* Begin *

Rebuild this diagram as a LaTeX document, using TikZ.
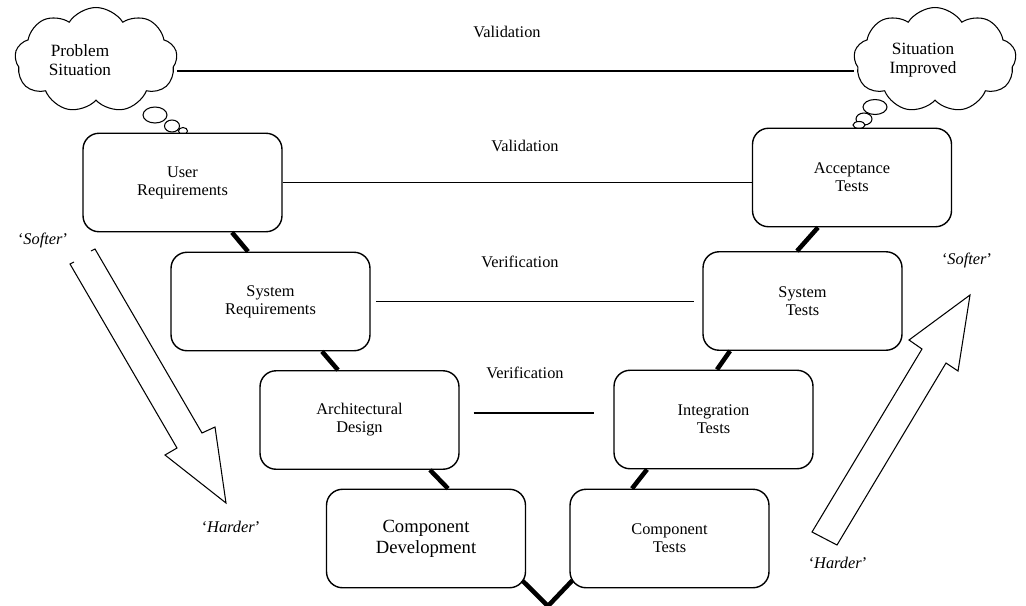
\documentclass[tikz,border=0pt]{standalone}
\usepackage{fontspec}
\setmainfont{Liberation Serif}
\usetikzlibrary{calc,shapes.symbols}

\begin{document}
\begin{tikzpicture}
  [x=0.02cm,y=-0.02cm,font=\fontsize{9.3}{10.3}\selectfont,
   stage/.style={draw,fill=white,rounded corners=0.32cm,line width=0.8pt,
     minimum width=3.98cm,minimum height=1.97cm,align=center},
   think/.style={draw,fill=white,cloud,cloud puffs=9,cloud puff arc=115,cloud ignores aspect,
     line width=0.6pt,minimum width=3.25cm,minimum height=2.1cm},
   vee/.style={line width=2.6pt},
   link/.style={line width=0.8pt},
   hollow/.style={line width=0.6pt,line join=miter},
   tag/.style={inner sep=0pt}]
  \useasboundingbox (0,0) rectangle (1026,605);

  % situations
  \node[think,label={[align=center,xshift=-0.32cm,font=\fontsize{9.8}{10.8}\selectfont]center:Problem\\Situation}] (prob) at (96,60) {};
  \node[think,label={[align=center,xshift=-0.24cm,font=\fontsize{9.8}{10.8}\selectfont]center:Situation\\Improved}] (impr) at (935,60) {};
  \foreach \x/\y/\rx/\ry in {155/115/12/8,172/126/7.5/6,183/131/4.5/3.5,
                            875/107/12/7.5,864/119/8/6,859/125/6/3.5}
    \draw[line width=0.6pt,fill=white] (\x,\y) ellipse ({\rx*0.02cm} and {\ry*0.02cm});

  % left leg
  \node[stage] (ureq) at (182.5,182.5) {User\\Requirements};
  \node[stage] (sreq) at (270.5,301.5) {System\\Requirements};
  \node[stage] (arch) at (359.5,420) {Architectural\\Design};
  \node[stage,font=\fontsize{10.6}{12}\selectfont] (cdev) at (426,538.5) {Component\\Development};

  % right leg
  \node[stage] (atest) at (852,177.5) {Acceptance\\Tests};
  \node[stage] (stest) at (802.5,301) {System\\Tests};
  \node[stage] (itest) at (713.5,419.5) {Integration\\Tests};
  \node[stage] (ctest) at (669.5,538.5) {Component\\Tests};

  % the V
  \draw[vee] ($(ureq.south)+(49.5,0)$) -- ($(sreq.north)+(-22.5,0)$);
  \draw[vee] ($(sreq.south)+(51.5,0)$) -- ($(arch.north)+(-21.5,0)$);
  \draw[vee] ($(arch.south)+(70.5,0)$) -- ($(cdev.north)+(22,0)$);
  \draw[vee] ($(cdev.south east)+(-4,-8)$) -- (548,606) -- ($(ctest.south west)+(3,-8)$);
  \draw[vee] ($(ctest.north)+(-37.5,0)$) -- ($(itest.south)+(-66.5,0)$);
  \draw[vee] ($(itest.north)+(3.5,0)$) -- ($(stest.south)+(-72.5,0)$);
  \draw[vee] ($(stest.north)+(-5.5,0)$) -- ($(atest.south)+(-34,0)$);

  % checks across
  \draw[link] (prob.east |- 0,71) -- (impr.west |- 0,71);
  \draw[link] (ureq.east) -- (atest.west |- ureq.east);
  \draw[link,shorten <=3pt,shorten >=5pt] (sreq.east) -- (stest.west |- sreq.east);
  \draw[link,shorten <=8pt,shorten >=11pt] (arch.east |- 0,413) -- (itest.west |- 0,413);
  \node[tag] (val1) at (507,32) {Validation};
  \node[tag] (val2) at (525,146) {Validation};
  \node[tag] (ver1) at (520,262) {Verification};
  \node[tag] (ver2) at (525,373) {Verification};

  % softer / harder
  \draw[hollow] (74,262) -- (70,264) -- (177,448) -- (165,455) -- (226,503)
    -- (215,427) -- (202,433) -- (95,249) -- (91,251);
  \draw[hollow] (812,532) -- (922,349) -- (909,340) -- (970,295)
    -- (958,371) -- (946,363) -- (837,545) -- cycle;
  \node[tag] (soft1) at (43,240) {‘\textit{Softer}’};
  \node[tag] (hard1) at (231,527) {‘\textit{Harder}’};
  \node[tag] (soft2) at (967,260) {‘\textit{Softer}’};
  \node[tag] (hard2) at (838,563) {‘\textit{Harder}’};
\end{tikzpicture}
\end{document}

* End *
* Begin *

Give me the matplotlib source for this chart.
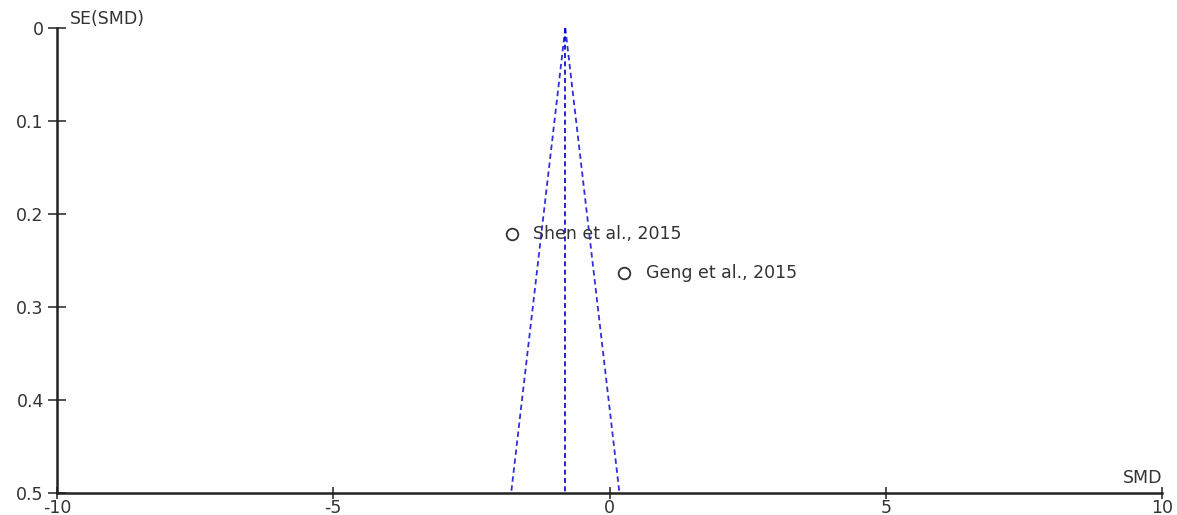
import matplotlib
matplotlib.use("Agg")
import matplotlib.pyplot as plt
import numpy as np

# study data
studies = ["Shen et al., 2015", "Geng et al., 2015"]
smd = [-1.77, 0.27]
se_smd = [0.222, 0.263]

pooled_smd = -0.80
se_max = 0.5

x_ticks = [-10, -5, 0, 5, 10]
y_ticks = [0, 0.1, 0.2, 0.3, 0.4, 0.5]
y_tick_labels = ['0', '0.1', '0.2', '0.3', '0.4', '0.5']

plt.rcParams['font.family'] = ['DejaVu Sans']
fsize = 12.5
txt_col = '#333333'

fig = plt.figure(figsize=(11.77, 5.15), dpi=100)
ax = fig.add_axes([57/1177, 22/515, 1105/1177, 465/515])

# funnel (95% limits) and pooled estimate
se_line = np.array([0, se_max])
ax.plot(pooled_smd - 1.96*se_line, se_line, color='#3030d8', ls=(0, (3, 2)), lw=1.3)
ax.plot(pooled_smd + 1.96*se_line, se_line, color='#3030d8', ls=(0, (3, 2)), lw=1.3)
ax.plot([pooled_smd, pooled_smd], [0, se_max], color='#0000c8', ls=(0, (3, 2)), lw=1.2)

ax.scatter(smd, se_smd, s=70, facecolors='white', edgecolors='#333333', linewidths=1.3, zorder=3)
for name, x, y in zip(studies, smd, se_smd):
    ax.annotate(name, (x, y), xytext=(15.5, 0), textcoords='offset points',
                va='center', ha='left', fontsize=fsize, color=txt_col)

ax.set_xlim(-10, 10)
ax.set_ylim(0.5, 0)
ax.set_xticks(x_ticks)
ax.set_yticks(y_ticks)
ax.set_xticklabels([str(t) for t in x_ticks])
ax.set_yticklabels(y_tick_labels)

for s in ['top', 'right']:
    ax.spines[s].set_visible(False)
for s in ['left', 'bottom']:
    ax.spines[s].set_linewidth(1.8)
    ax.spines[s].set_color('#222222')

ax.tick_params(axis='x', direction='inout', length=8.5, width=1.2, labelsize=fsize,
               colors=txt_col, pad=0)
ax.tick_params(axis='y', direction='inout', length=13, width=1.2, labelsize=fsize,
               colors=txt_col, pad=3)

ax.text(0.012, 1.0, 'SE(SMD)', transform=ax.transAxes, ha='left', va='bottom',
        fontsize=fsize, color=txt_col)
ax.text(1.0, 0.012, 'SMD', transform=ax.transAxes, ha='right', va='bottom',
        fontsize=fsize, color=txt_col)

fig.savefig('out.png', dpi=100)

* End *

*SHORT EXERCISE*. Between the line with "Rebuild this diagram" and the line with "(0,0) rectangle (1026,605);", ends included, lies the span to copy exactly; copy nothing else and leave out the pictures.

*ANSWER TO THE EXERCISE*.
Rebuild this diagram as a LaTeX document, using TikZ.
\documentclass[tikz,border=0pt]{standalone}
\usepackage{fontspec}
\setmainfont{Liberation Serif}
\usetikzlibrary{calc,shapes.symbols}

\begin{document}
\begin{tikzpicture}
  [x=0.02cm,y=-0.02cm,font=\fontsize{9.3}{10.3}\selectfont,
   stage/.style={draw,fill=white,rounded corners=0.32cm,line width=0.8pt,
     minimum width=3.98cm,minimum height=1.97cm,align=center},
   think/.style={draw,fill=white,cloud,cloud puffs=9,cloud puff arc=115,cloud ignores aspect,
     line width=0.6pt,minimum width=3.25cm,minimum height=2.1cm},
   vee/.style={line width=2.6pt},
   link/.style={line width=0.8pt},
   hollow/.style={line width=0.6pt,line join=miter},
   tag/.style={inner sep=0pt}]
  \useasboundingbox (0,0) rectangle (1026,605);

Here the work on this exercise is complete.